ARTIST STATEMENT
“Democracy Spoken Here” is series of limited-edition prints examining political events of significance rendered in a variety of media: metal and woodcut letterpress, RISO, silkscreen, among other methods. It is an aesthetic response to a political challenge; how an expression of historical import can be rendered more visible by expressing it typographically. Phrases from the democratic American discourse throughout United States are designed using the typeface Clarendon, and only two colors: red and black.
Ultimately, it is a response to a period of political turbulence, and overturning Roe v. Wade tops the list.
Nothing is more salient than a woman’s right to her body. Any infringement of that right is a form of slavery. Since Roe’s passing, women have been subjected to repeated assaults on their right to decide what’s best for their bodies and minds, and their families. Today, many young women across the United States do not understand how grave their situation is. They think that they’ll have easy access to birth control and that takes care of everything.
Nothing could be farther from the truth. The same misogynist entities, feeling victorious, have promised to go after a woman’s right to contraception. Their reasons for doing are convoluted and puerile, but, with the media power they have at their disposal, a woman’s right to her body will erode even more.
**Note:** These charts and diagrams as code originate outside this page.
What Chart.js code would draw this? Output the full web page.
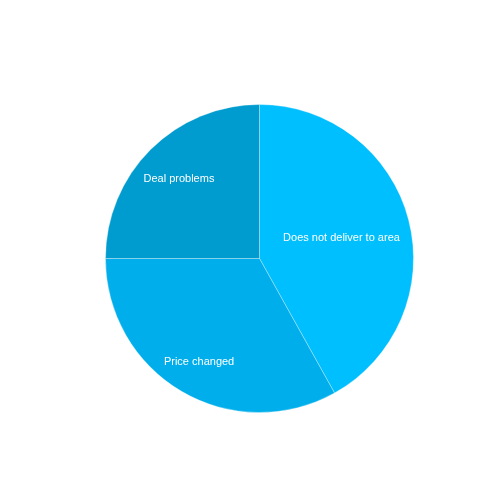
<!DOCTYPE html>
<html>
<head>
<meta charset="utf-8">
<script src="https://cdn.jsdelivr.net/npm/chart.js@4"></script>
<style>
html,body{margin:0;padding:0;background:#fff;}
#wrap{width:500px;height:500px;}
</style>
</head>
<body>
<div id="wrap"><canvas id="c" width="500" height="500"></canvas></div>
<script>
const categories = ["Does not deliver to area", "Price changed", "Deal problems"];
const values = [41.9, 33.1, 25];
const colors = ["#00BFFF", "#00AEEB", "#009CCF"];

const labelPlugin = {
  id: 'sliceLabels',
  afterDatasetsDraw(chart, args, opts) {
    const ctx = chart.ctx;
    const meta = chart.getDatasetMeta(0);
    ctx.save();
    ctx.font = '11px "Liberation Sans", Arial, sans-serif';
    ctx.fillStyle = '#ffffff';
    ctx.textAlign = 'center';
    ctx.textBaseline = 'middle';
    meta.data.forEach((arc, i) => {
      const p = arc.getProps(['x','y','startAngle','endAngle','outerRadius'], true);
      const mid = (p.startAngle + p.endAngle) / 2;
      const r = p.outerRadius * opts.radii[i];
      ctx.fillText(chart.data.labels[i], p.x + Math.cos(mid) * r, p.y + Math.sin(mid) * r + 1);
    });
    ctx.restore();
  }
};

new Chart(document.getElementById('c'), {
  type: 'pie',
  data: {
    labels: categories,
    datasets: [{
      data: values,
      backgroundColor: colors,
      borderColor: 'rgba(255,255,255,0.3)',
      borderWidth: 1
    }]
  },
  options: {
    responsive: false,
    animation: false,
    layout: { padding: { left: 105, right: 86, top: 104, bottom: 87 } },
    plugins: {
      legend: { display: false },
      tooltip: { enabled: false },
      sliceLabels: { radii: [0.55, 0.775, 0.74] }
    }
  },
  plugins: [labelPlugin]
});
</script>
</body>
</html>
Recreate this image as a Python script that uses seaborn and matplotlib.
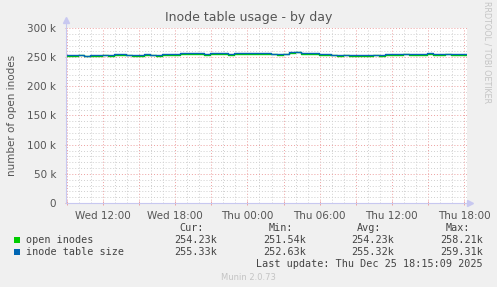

A central preoccupation of my art work is to examine what is insufficiently considered. I hope that my work provides people with an opportunity to look anew at something they may have not noticed, or to which they haven’t given much thought. My work aims to awaken a more nuanced understanding of one’s surroundings.
ABOUT THE ARTIST
Anita Giraldo is an installation artist and designer living and working in New York City.
After graduating from Cooper Union, she produced a photo-documentary project on the cemeteries of the borough of Queens, which received support from the New York State Council on the Arts (1986) and the National Endowment for the Arts (1991).
She worked as an illustrated book designer at Viking Press before opening her own commercial photography studio, photographic advertising campaign, one of with was featured on a billboard in Times Square. In 1996, she created “”See My Voice””, a multimedia installation which unites image, sound and sensor media and was exhibited throughout the U.S. and Europe followed by the Artist Residency at Der Werft in Cologne, Germany, and in 2004, the Puffin Foundation Artist Fellowship.
Giraldo earned a Masters of Fine Arts at the School of Visual Arts, and in 2007, she was commissioned by the Columbia County Historical Society to photograph a documentary about the industrial architecture of the county, resulting in a one-person show at the Columbia County Museum in 2007. In 2020 she was appointed to as a full time faculty member of Media Technology at the New York City College of Technology in Brooklyn. She was promoted to associate professor in 2017.
In 2014 she exhibited “Steel Ice and Stone”, a multi-media installation at the Gowanus Ballroom in Brooklyn, NY and Art Trenton. Her current project, “Democracy Spoken Here” is a series of typographic fine art prints which has been exhibited throughout the United States and has received acclaim in news publications and public radio.